The Orbital
Royal Holloway Students' Union Magazine


News

June 4th, 2009

College’s Bad IDEA?

During a time when excess spending and extra funding is brought under tight scrutiny, The Orbital can reveal that senior staff at Royal Holloway awarded a contract to Harvest Earnings Group, Inc, of Chicago, Illinois, to help design an ill-fated initiative known as Project IDEA.

Acting Principal Rob Kemp

The project’s title, an acronym for Ideas Driving Excellence In Academia, was launched, without any notification to the student population at large, on 2 February 2009. The external consultants from the United States were to assist with achieving what College documents termed ‘the art of the possible’.

The Orbital has acquired official documents, mired in management jargon, outlining the launch of Project IDEA and its subsequent demise.

The College’s aim ‘to be in the top tier of UK universities’ was one of the goals of the project. With significant pressure on the budgets of both the Higher Education Funding Council for England and the research councils, Project IDEA’s primary focus was to ‘explore alternative sources of income’.

Championed by the outgoing Principal Stephen Hill, the project was abandoned on 27 March 2009 by Deputy Principal Rob Kemp.

When questioned as to how much time and money was spent on the project, senior College management sources refused to comment, replying ‘it would be impossible to determine’, but disclosed ‘the overwhelming majority of the cost to Royal Holloway was seconding staff to work on the project.’

The original plans to ‘generate, evaluate and recommend good ideas’ across a 100-day period created a new set of over sixteen complex management committees. Senior RHUL staff were to form a ‘Steering Committee’, as well as delegate ‘Team Leaders’ and ‘Resource Leaders’ across all sectors of Royal Holloway’s operations.

Representatives from Harvest Earnings were hired to ‘make sure [they] follow the proven process’, with the ‘part-time, intensive’ work to be born by College management.

Harvest Earnings is said to have an ‘unparalleled track record of success’, helping major institutions such as Heinz and Bird’s Eye redesign their operations to improve revenue.

The details of the contract to Harvest Earnings disclose that seven offers were received in negotiations before the final contract was awarded on 22 January 2009. Royal Holloway’s official statement explained that the selection process involved ‘interviewing three consultancy firms’ and complied with legal requirements that ‘contracts do not discriminate in favour of British companies.’
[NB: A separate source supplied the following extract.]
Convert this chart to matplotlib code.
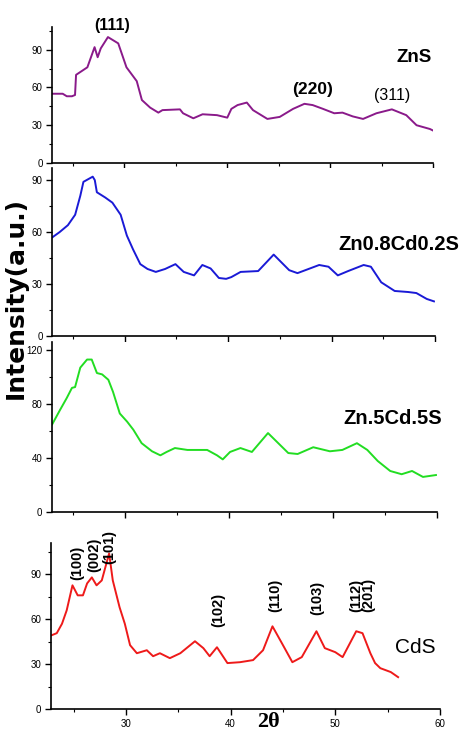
import matplotlib
matplotlib.use("Agg")
import matplotlib.pyplot as plt
from matplotlib import font_manager
from matplotlib.ticker import MultipleLocator

# pick a condensed face if there is one
names = {f.name for f in font_manager.fontManager.ttflist}
narrow = "Liberation Sans Narrow" if "Liberation Sans Narrow" in names else "Liberation Sans"
plt.rcParams['font.family'] = [narrow, 'DejaVu Sans']

# ZnS
zns_x = [23.0, 24.0, 24.4, 24.9, 25.2, 25.3, 26.4, 27.1, 27.4, 27.7, 28.4, 29.4, 30.2, 31.2, 31.7,
         32.5, 33.3, 33.7, 35.4, 35.7, 36.7, 37.6, 39.0, 40.0, 40.4, 41.0, 41.9, 42.5, 43.3, 43.9,
         45.1, 46.4, 47.5, 48.3, 49.3, 50.4, 51.2, 52.2, 53.2, 54.5, 56.0, 57.4, 58.4, 59.7, 59.95]
zns_y = [55, 55, 53, 53, 54, 70, 76, 92, 84, 91, 100, 95, 76, 65, 50,
         44, 40, 42, 42.6, 39.5, 35.5, 38.7, 38, 36, 43, 46, 48, 42, 38, 35,
         36.6, 43, 47, 46, 43, 39.5, 40, 37, 35, 39.5, 42.6, 38, 30, 27, 26]

# Zn0.8Cd0.2S
zc82_x = [23.0, 23.7, 24.5, 25.2, 25.7, 26.0, 26.9, 27.1, 27.3, 28.1, 28.8, 29.6, 30.2, 30.8, 31.5,
          32.2, 33.0, 33.9, 34.9, 35.7, 36.7, 37.5, 38.3, 39.1, 39.8, 40.3, 41.2, 42.9, 44.4, 45.9,
          46.7, 48.8, 49.7, 50.6, 51.6, 53.1, 53.8, 54.8, 56.1, 57.4, 58.2, 59.2, 59.9]
zc82_y = [57, 60, 64, 70, 81, 89, 92, 90, 83, 80, 77, 70, 58, 50, 41.5,
          38.7, 37, 38.7, 41.5, 37, 35, 41, 39, 33.5, 33, 34, 37, 37.5, 47, 38,
          36.3, 41, 40, 35, 37.5, 41, 40, 31, 26, 25.4, 24.8, 21.4, 20]

# Zn.5Cd.5S
zc55_x = [23.0, 23.75, 24.4, 24.9, 25.2, 25.7, 26.35, 26.8, 27.3, 27.8, 28.4, 28.85, 29.5, 30.2,
          30.8, 31.6, 32.6, 33.4, 34.0, 34.8, 36.0, 37.9, 38.85, 39.4, 40.1, 41.1, 42.2, 43.75,
          45.7, 46.6, 48.1, 49.7, 50.9, 52.3, 53.3, 54.3, 55.5, 56.6, 57.6, 58.65, 59.9]
zc55_y = [65, 75.6, 84.5, 92, 92.6, 107, 113, 113, 103, 102, 98, 89, 73, 67,
          61, 51, 45, 42, 44.5, 47.4, 46, 46, 42, 39, 44.5, 47.4, 44.5, 58.5,
          43.7, 43, 48, 45, 46, 51, 46, 37.8, 30.4, 28, 30.4, 26, 27.4]

# CdS
cds_x = [22.9, 23.4, 23.9, 24.35, 24.9, 25.4, 25.9, 26.3, 26.75, 27.2, 27.7, 28.4, 28.75, 29.4,
         29.9, 30.4, 31.05, 32.0, 32.6, 33.25, 34.2, 35.2, 36.6, 37.4, 38.0, 38.7, 39.7, 40.9,
         42.15, 43.1, 44.0, 44.9, 45.9, 46.8, 48.2, 49.0, 50.0, 50.7, 52.0, 52.6, 53.35, 53.8,
         54.3, 55.3, 56.0]
cds_y = [49.3, 50.7, 57, 66, 82.7, 76, 76, 84, 88, 82.7, 86, 104, 86, 68,
         57, 42.7, 37.3, 39.3, 35.3, 37.3, 34, 37.3, 45.3, 40.7, 35.3, 41.3, 30.7, 31.3,
         32.7, 39.3, 55.3, 44, 31.3, 34.7, 52, 40.7, 38, 34.7, 52, 50.7, 37.3, 30.7,
         27.3, 24.7, 21.3]

cds_peaks = ["(100)", "(002)", "(101)", "(102)", "(110)", "(103)", "(112)\n(201)"]
cds_peak_x = [25.4, 27.0, 28.4, 38.8, 44.3, 48.3, 52.6]
cds_peak_y = [98, 103, 108, 66, 76, 74, 76]

fig = plt.figure(figsize=(4.64, 7.33), dpi=100)
W, H = 464.0, 733.0

def panel(l, r, t, b):
    return fig.add_axes([l / W, 1 - b / H, (r - l) / W, (b - t) / H])

def style(ax, ymax, ystep, xlabels):
    ax.set_ylim(0, ymax)
    ax.yaxis.set_major_locator(MultipleLocator(ystep))
    ax.yaxis.set_minor_locator(MultipleLocator(ystep / 2))
    ax.xaxis.set_major_locator(MultipleLocator(10))
    ax.xaxis.set_minor_locator(MultipleLocator(5))
    for s in ['top', 'right']:
        ax.spines[s].set_visible(False)
    for s in ['left', 'bottom']:
        ax.spines[s].set_linewidth(1.2)
    ax.tick_params(which='major', length=4, width=1, pad=3, labelsize=7)
    ax.tick_params(which='minor', length=2.5, width=0.8)
    if not xlabels:
        ax.tick_params(axis='x', labelbottom=False)

ax1 = panel(52.4, 433, 27, 163)
ax1.plot(zns_x, zns_y, color='#8a1a8a', lw=1.4)
ax1.set_xlim(23, 60)
style(ax1, 108, 30, False)
ax1.text(28.8, 109, "(111)", fontsize=11.5, fontweight='bold', ha='center', va='center', clip_on=False)
ax1.text(48.3, 58.4, "(220)", fontsize=12.5, fontweight='bold', ha='center', va='center')
ax1.text(56.0, 53.7, "(311)", fontsize=11.5, ha='center', va='center')
ax1.text(59.9, 84, "ZnS", fontsize=13.5, fontweight='bold', ha='right', va='center')

ax2 = panel(52.4, 435, 168, 336)
ax2.plot(zc82_x, zc82_y, color='#1a1ad6', lw=1.4)
ax2.set_xlim(23, 60)
style(ax2, 97, 30, False)
ax2.text(50.7, 53, "Zn0.8Cd0.2S", fontsize=14.5, fontweight='bold', ha='left', va='center', clip_on=False)

ax3 = panel(52.2, 437, 342, 512)
ax3.plot(zc55_x, zc55_y, color='#22dd22', lw=1.4)
ax3.set_xlim(23, 60)
style(ax3, 126, 40, False)
ax3.text(51.0, 69.6, "Zn.5Cd.5S", fontsize=14.5, fontweight='bold', ha='left', va='center', clip_on=False)

ax4 = panel(51, 440, 543, 709)
ax4.plot(cds_x, cds_y, color='#ee1a1a', lw=1.4)
ax4.set_xlim(22.85, 60)
style(ax4, 111, 30, True)
for lab, px, py in zip(cds_peaks, cds_peak_x, cds_peak_y):
    ax4.text(px, py, lab, rotation=90, fontsize=10.5, family='Liberation Sans', fontweight='bold',
             ha='center', va='center', linespacing=0.8, clip_on=False)
ax4.text(55.7, 41, "CdS", fontsize=15, family='Liberation Sans', ha='left', va='center')

fig.text(16 / W, 1 - 298 / H, "Intensity(a.u.)", rotation=90, fontsize=18,
         family='DejaVu Sans', fontweight='bold', ha='center', va='center')
fig.text(268 / W, 1 - 722 / H, "2θ", fontsize=16, family='Liberation Serif',
         fontweight='bold', ha='center', va='center')

fig.savefig("out.png", dpi=100)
The chief contact for this transaction, defined as ‘a Surplus Improvement Project’ to forecast Royal Holloway’s expenditure up until 2012, was Dr. Gordon Mousinho.
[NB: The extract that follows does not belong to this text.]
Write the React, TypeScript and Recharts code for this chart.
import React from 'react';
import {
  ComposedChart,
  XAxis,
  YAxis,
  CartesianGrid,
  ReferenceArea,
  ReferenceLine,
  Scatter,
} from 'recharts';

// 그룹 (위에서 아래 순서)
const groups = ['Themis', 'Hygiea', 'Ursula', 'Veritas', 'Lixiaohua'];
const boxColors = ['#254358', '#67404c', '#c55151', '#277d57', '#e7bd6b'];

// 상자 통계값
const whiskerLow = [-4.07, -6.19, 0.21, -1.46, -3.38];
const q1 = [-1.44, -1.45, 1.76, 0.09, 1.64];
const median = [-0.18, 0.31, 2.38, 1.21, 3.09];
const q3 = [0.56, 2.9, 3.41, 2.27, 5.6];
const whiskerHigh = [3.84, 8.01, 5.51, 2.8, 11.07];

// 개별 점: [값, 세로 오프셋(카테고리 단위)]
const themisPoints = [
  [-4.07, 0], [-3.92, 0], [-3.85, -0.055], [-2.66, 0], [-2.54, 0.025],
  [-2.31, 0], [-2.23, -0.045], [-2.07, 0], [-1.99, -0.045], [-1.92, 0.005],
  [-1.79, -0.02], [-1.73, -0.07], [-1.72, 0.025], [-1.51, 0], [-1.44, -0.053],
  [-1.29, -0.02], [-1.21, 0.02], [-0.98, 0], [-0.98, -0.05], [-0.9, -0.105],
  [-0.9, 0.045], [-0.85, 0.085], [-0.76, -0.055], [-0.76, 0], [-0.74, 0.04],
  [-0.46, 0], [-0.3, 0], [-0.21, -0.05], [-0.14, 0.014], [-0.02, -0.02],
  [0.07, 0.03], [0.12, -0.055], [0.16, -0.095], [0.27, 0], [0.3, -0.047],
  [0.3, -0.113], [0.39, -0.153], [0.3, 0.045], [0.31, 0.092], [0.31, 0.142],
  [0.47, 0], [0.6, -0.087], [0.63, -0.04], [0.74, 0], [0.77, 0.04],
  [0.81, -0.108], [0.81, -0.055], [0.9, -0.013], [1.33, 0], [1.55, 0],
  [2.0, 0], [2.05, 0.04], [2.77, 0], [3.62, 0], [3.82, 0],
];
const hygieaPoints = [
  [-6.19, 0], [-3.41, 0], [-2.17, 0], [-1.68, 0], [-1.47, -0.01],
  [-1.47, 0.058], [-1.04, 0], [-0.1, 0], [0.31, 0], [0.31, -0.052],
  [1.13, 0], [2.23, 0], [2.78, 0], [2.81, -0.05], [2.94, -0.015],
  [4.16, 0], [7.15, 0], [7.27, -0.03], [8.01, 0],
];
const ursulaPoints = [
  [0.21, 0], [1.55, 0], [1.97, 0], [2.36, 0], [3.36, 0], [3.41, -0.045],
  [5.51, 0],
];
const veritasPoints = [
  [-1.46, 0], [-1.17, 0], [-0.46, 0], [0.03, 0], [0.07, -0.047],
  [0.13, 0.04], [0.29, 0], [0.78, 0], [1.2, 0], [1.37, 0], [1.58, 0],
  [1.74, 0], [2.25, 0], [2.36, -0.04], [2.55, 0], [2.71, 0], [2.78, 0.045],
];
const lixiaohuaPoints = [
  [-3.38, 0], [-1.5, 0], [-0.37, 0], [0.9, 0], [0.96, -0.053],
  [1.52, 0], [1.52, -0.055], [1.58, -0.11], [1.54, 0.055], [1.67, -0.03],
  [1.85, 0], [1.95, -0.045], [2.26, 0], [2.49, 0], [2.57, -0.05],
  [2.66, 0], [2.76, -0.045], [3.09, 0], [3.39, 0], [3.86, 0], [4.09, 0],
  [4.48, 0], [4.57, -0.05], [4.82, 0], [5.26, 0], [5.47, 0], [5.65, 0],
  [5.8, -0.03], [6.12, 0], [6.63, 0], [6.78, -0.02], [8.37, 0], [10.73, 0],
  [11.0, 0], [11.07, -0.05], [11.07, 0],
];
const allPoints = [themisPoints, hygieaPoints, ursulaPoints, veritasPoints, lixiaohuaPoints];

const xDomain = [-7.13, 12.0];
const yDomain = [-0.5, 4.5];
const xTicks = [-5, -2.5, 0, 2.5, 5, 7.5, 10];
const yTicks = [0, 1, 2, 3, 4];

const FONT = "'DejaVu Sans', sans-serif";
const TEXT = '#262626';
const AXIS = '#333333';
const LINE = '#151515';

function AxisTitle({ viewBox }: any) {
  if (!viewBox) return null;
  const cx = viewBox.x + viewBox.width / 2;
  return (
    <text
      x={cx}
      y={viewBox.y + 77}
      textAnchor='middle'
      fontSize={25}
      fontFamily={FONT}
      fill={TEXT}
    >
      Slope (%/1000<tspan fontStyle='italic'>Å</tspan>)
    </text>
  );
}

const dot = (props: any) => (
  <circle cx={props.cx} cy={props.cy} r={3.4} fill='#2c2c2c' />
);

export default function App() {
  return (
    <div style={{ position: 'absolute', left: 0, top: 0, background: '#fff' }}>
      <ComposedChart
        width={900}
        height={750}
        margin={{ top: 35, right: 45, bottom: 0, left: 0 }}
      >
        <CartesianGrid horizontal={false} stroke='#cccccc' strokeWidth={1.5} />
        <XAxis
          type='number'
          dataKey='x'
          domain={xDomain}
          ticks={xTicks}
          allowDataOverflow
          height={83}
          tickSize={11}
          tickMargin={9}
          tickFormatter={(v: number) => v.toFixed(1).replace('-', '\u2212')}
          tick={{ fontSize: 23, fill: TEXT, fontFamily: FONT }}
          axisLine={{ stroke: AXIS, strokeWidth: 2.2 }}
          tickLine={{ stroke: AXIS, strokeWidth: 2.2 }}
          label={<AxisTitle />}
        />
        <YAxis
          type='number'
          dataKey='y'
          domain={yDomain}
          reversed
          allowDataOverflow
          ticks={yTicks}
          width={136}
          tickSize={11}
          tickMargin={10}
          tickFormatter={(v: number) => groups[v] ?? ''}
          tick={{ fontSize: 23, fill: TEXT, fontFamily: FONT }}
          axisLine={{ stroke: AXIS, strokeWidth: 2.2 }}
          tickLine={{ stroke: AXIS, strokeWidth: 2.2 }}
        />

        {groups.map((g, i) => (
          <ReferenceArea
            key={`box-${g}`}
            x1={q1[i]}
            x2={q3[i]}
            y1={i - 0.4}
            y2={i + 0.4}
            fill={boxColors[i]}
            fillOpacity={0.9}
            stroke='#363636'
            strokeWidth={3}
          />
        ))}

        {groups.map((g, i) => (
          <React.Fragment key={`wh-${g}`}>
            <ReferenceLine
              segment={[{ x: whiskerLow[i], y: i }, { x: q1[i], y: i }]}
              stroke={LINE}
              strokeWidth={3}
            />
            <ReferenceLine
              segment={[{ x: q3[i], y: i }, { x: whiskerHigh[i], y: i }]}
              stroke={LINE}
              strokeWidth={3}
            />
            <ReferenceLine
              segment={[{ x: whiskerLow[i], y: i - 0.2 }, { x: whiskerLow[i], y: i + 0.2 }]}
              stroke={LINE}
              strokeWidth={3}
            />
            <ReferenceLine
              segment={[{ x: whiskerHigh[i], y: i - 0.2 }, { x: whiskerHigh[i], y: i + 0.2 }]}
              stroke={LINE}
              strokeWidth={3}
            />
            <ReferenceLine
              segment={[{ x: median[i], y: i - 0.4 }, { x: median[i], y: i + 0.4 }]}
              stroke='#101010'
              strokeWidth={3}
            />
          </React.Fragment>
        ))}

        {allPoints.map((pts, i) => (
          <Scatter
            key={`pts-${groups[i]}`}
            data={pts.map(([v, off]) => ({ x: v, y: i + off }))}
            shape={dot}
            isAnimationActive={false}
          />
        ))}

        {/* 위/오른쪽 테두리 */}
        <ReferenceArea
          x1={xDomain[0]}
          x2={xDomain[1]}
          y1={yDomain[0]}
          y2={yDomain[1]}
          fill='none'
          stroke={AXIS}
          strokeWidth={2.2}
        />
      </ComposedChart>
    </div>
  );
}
Dr. Mousinho, former Director of Operations, left RHUL earlier this year to ‘work in an environment more aligned with his previous experience’.
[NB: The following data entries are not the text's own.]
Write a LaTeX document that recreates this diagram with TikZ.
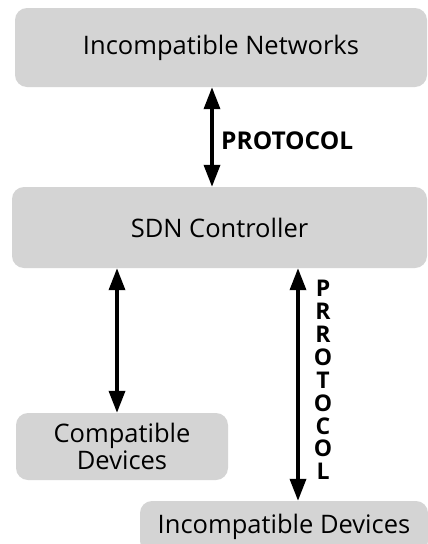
\documentclass[tikz,border=0pt]{standalone}
\usepackage{fontspec}
\setmainfont{Open Sans}
\usetikzlibrary{arrows.meta}
\definecolor{boxgray}{HTML}{D4D4D4}
\tikzset{
  box/.style={fill=boxgray, rounded corners=12pt, inner sep=0pt, align=center,
    font=\fontsize{25.5}{27}\selectfont},
  tip/.tip={Triangle[width=16pt,length=22pt]},
  link/.style={line width=3.5pt, tip-tip},
  tag/.style={font=\bfseries\fontsize{24.5}{26}\selectfont, inner sep=0pt},
  vtag/.style={font=\bfseries\fontsize{23}{22.9}\selectfont, inner sep=0pt, align=center}
}
\begin{document}
\begin{tikzpicture}[x=1pt,y=-1pt]
  \clip (0,0) rectangle (428,544);
  \fill[white] (0,0) rectangle (428,544);

  % grey rounded boxes
  \node[box, minimum width=412pt, minimum height=79pt] (top) at (221,47.5) {Incompatible Networks};
  \node[box, minimum width=415pt, minimum height=81pt] (ctrl) at (219.5,227.5) {SDN Controller};
  \node[box, minimum width=212pt, minimum height=67pt] (comp) at (122,446.5) {Compatible\\Devices};
  \node[box, minimum width=288pt, minimum height=52pt] (incomp) at (284,527) {Incompatible Devices};

  % x positions of the vertical links
  \coordinate (xa) at (212,0);
  \coordinate (xb) at (117,0);
  \coordinate (xc) at (298,0);

  \draw[link] (top.south -| xa) -- (ctrl.north -| xa);
  \draw[link] (ctrl.south -| xb) -- (comp.north -| xb);
  \draw[link] (ctrl.south -| xc) -- (incomp.north -| xc);

  % link labels
  \node[tag, anchor=base west] (p1) at (221,149) {PROTOCOL};
  \node[vtag, anchor=north] (p2) at (323,280) {P\\R\\R\\O\\T\\O\\C\\O\\L};
\end{tikzpicture}
\end{document}
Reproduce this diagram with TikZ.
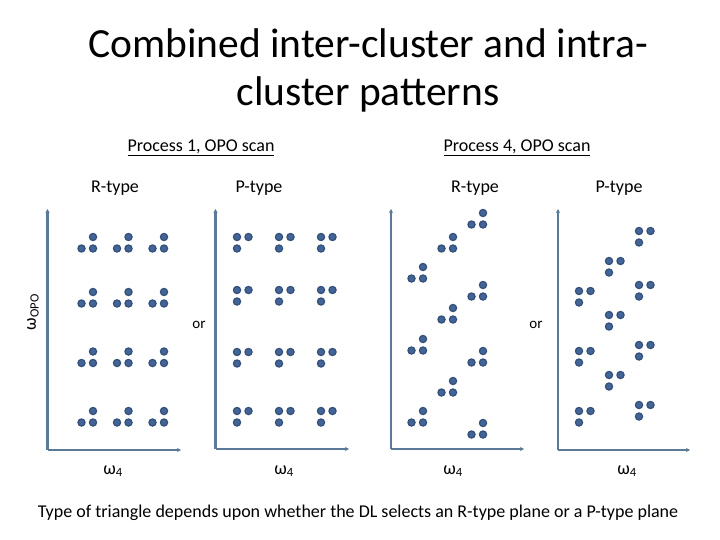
\documentclass[tikz,border=0pt]{standalone}
\usepackage{fontspec}
\setmainfont{Carlito}
\usetikzlibrary{arrows.meta}
\definecolor{dotfill}{RGB}{66,100,150}
\definecolor{dotdraw}{RGB}{52,80,122}
\definecolor{axiscol}{RGB}{92,122,152}
\newcommand\rcl[2]{%
  \fill[dot] (#1,#2) circle (3.6);
  \fill[dot] (#1-11.5,#2+11.5) circle (3.6);
  \fill[dot] (#1,#2+11.5) circle (3.6);}
\newcommand\pcl[2]{%
  \fill[dot] (#1,#2) circle (3.6);
  \fill[dot] (#1+11.5,#2) circle (3.6);
  \fill[dot] (#1,#2+11.5) circle (3.6);}
\begin{document}
\begin{tikzpicture}[x=1pt,y=-1pt,
  dot/.style={fill=dotfill,draw=dotdraw,line width=1.2pt},
  axis/.style={draw=axiscol,line width=2.6pt,-{Stealth[length=4pt,width=4pt]}},
  lab/.style={font=\fontsize{18}{20}\selectfont,inner sep=0pt},
  small/.style={font=\fontsize{15}{17}\selectfont,inner sep=0pt}]
\useasboundingbox (0,0) rectangle (720,540);
% title
\node[align=center,font=\fontsize{41.5}{48}\selectfont,inner sep=0pt] (title) at (368,70) {Combined inter-cluster and intra-\\cluster patterns};
% headings
\node[lab] (p1) at (201,148) {\underline{Process 1, OPO scan}};
\node[lab] (p4) at (517,148) {\underline{Process 4, OPO scan}};
\node[lab] (r1) at (115,188) {R-type};
\node[lab] (q1) at (259,188) {P-type};
\node[lab] (r2) at (475,188) {R-type};
\node[lab] (q2) at (619,188) {P-type};
\node[small] (or1) at (199,325) {or};
\node[small] (or2) at (536,325) {or};
% axis labels
\node[lab,rotate=90] (wopo) at (33,312) {ω\textsubscript{OPO}};
\node[lab] (w1) at (113,471) {ω\textsubscript{4}};
\node[lab] (w2) at (284,471) {ω\textsubscript{4}};
\node[lab] (w3) at (453,471) {ω\textsubscript{4}};
\node[lab] (w4) at (627,471) {ω\textsubscript{4}};
% caption
\node[font=\fontsize{18}{20}\selectfont,inner sep=0pt] (cap) at (358,513) {Type of triangle depends upon whether the DL selects an R-type plane or a P-type plane};
% axes
\coordinate (o1) at (47.5,450); \coordinate (t1) at (47.5,209); \coordinate (e1) at (181,450);
\coordinate (o2) at (215.5,449); \coordinate (t2) at (215.5,209); \coordinate (e2) at (349,449);
\coordinate (o3) at (391,449); \coordinate (t3) at (391,209); \coordinate (e3) at (524,449);
\coordinate (o4) at (558,450); \coordinate (t4) at (558,209); \coordinate (e4) at (690,450);
\foreach \i in {1,2,3,4}{
  \draw[axis] (o\i) -- (t\i);
  \draw[axis] (o\i) -- (e\i);
}
% panel 1 R-type
\foreach \y in {237,292,351.5,411}{
  \foreach \x in {93,128.5,164}{\rcl{\x}{\y}}}
% panel 2 P-type
\foreach \y in {237,290,352,411}{
  \foreach \x in {237,279,321}{\pcl{\x}{\y}}}
% panel 3 R-type shifted
\foreach \y in {267,339,411}{\rcl{423}{\y}}
\foreach \y in {237,308,381}{\rcl{453}{\y}}
\foreach \y in {213,285,351,423}{\rcl{483}{\y}}
% panel 4 P-type shifted
\foreach \y in {291,351,411}{\pcl{579}{\y}}
\foreach \y in {261,315,375}{\pcl{609}{\y}}
\foreach \y in {231,285,345,405}{\pcl{639}{\y}}
\end{tikzpicture}
\end{document}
Both Harvest Earnings and College staff were unable to detail specifics of the agreement surrounding the contract ‘in order to protect [their] relationship with contractors in the private sector’.

Internal communication about the project has been sparse, with only three intranet communications obtained by The Orbital over the lifetime of the project.

Professor Hill’s correspondence on 27 January 2009 via the Bulletin Box Intranet Service informs that ‘the university sector now faces the most difficult external environment since the 1980s’. Professor Hill went on to admit ‘we will need to contribute an extra 2% of staff pay to support pensions in 2009… for these reasons… we [must] review and simplify our processes.’

Not only were College staff expected to make ‘two critical contributions’ but, in an official FAQ about the project, those employees directly involved in the initiative at a senior level were also ‘asked to limit their holiday as appropriate’.

Promising to ‘implement and track’ the best ideas as early as May, there were to be ‘no sacred cows’ in the comprehensive review.

Had the College decided to implement any ideas gained during the project ‘that would impact on students’, they promised ‘[they would have] consulted in the normal way’. This ‘normal way’ was not clarified.

When questioned as to the wider implication of the proposed ‘reduc[tion] in low-value activities’, Liz Owen, President of the Students’ Union told The Orbital that ‘the definition of a low-value activity simply does not exist. The concentration of the project would have been far more effective with clarification of how this would affect the individual departments of the College and more crucially, the student experience.’

Liz went on to say ‘very limited consultation – one half hour meeting – was held with the Students’ Union and the effect of these “reductions” on the organisation or our membership was never communicated.’

However, the project’s official documentation affirmed that ‘[they] will not do anything that will jeopardize the quality of our teaching or research’.

When questioned by The Orbital, Holloway management promised that the Students’ Union ‘will be organizing a meeting at the start of the next academic year where all students will have the opportunity to question members of Royal Holloway’s management team about any matters of concern’.

In his official message accompanying Professor Kemp’s termination of Project IDEA, he prioritised efforts to ‘reflect on how best to further the ideas consistent with our culture’.

Professor Kemp concluded his internal correspondence in March that Royal Holloway remains dedicated to the most important goal of Project IDEA: ‘driv[ing] us closer to our students’.